NASA weighing risk of adding crew to megarocket's first flight
NASA is weighing the risk of adding astronauts to the first flight of its new megarocket, designed to eventually send crews to Mars.
The space agency's human exploration chief said Friday that his boss and the Trump administration asked for the feasibility study. The objective is to see what it would take to speed up a manned mission; under the current plan, astronauts wouldn't climb aboard until 2021— at best.
The Space Launch System, known as SLS, will be the most powerful rocket when it flies.
NASA is shooting for an unmanned test flight for late next year. Putting people on board would delay the mission and require extra money. The space agency's William Gerstenmaier said if adding astronauts postpones the first flight beyond 2019, it would probably be better to stick with the original plan.
Under that plan, Gerstenmaier said, nearly three years are needed between an unmanned flight test and a crewed mission to make launch platform changes at Kennedy Space Center.
"We recognize this will be an increased risk" to put astronauts on the initial flight, Gerstenmaier said.
Astronauts are taking part in the study, which will weigh the extra risk against the benefits.
On Thursday, an independent safety panel cautioned that NASA needs a compelling reason to put astronauts on the initial flight, given the risk. The Aerospace Safety Advisory Panel was formed in the wake of the Apollo 1 fire that killed three astronauts in a countdown test 50 years ago last month.

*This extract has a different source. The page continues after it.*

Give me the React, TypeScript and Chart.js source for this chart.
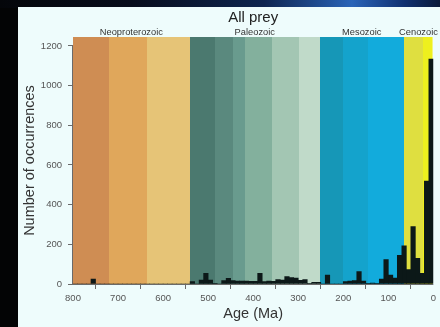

The capsule that will carry the astronauts—NASA's new Orion—already has flown on a space demo. Containing memorabilia and toys but no people, the capsule was launched into an extremely long orbit of Earth in 2014 by a Delta IV rocket, and splashed down into the Pacific.
NASA normally prefers testing rockets without people, although for the inaugural space shuttle flight in 1981, two pilots were on board. A small crew of two also is planned for the 2021 SLS mission, which could fly to the vicinity of the moon.
An inaugural flight with astronauts would grab more attention. But Gerstenmaier said the public aspect won't be taken into consideration.
"There are pros and cons both ways, and it's hard to judge that (public) aspect," he told reporters. "But I look at it more kind of matter-of-factly. What do I gain technically by putting crew on?"
NASA expects to issue its report in about a month.